Arizona has 30 members in its Senate and 60 members in its House of Representatives; each district is represented by one senator and two house members. Of 17 legislative districts in Arizona that have a Republican plurality -- more registered Republican voters than any voters registered with another party -- 16 have more residents than the ideal population of 213,067, according to the plaintiffs. Only two of the districts with a Democratic plurality exceed the ideal population, they said.
As the only independent on the commission, Mathis was selected as its leader by the other members, two of whom were chosen by Republicans in the legislature and two by Democrats. The commission was created by a voter referendum in 2000.
“Plaintiffs will not be able to meet their burden that the actual reason for the population deviations is improper partisanship or that the commission otherwise acted for an improper purpose when it approved a map with minor population deviations among districts,” the commission said in a court filing.
Commissioner Richard Stertz was the first witness for the plaintiffs yesterday.
Stertz, a Tucson general contractor, testified that in 2011 he was appointed to the commission by a Republican, then-state senate president Russell Pearce.
Stertz testified that when he joined, he wasn’t made aware of any contributions to the Democratic Party made by Mathis.
He said, in response to questions from Cantelme, that it would have been “material” to him had he known of such donations.
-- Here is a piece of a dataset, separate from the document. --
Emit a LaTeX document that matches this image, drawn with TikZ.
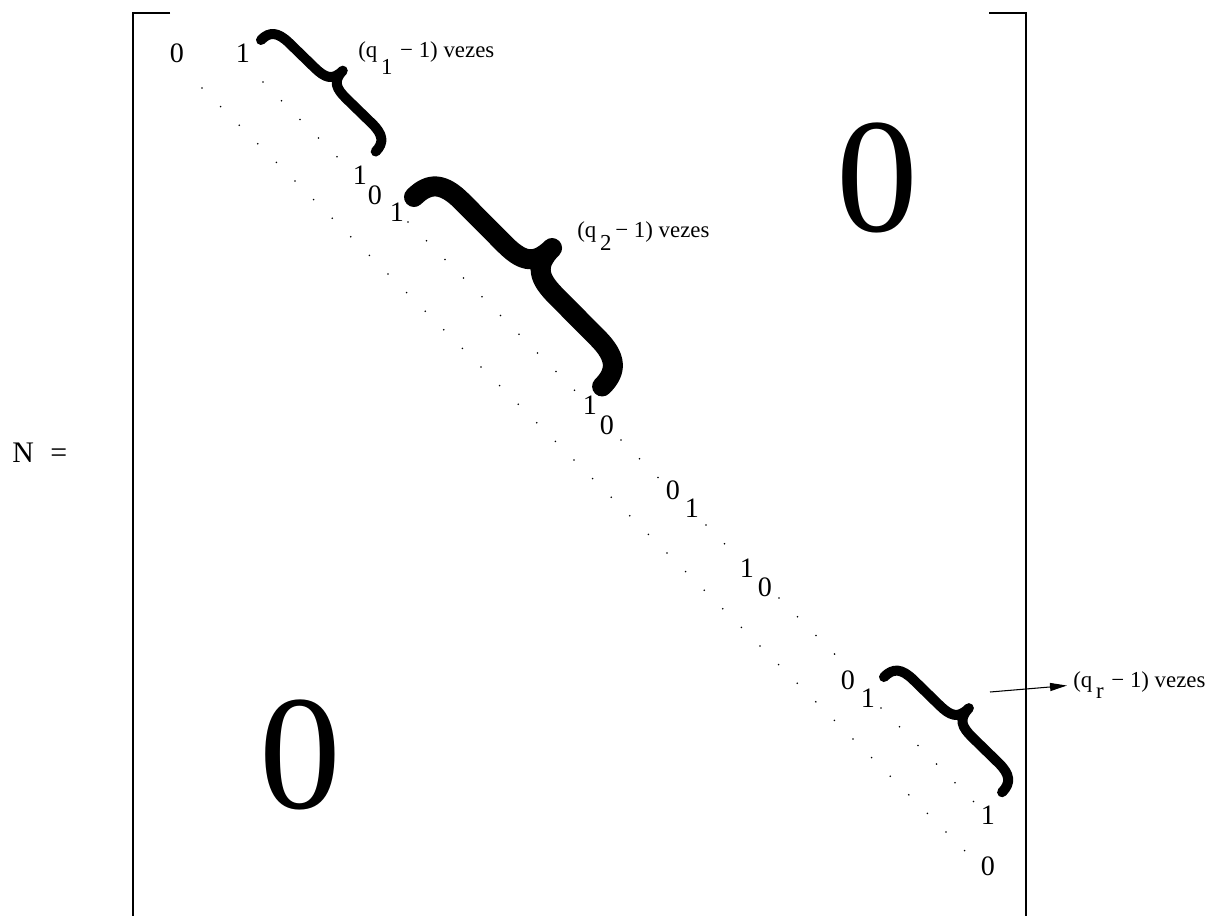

The plaintiffs allege that Dennis “D.J.” Quinlan, at the time the election director of the Democratic Party in Arizona, exchanged map files and e-mails with the two Democratic members of the commission, Linda McNulty and Jose Herrera, that showed they were looking at where incumbent legislators lived in particular districts.
Quinlan, who is scheduled to testify at the trial, also received from McNulty login information for the computer system of the mapping consultant the commission used. McNulty provided the consultant with a thumb drive that contained significant change to two districts, the Republican plaintiffs said.
McNulty said in a pretrial deposition that she didn’t recall whether she made the changes herself or “with D.J.’s help,” according to a March 11 court filing.
The commission said Quinlan’s involvement with redistricting has been publicly known and that, even if Quinlan was involved in preparing possible changes on the thumb drive, no changes were made to the map unless it was considered by the commission, according to a March 12 court filing.
Quinlan, who is now executive director of the Democratic Party in Arizona, didn’t immediately respond to an e-mail seeking comment on the testimony.
The case is Harris v. Arizona Independent Redistricting Commission, 12-cv-00894, U.S. District Court, District of Arizona (Phoenix).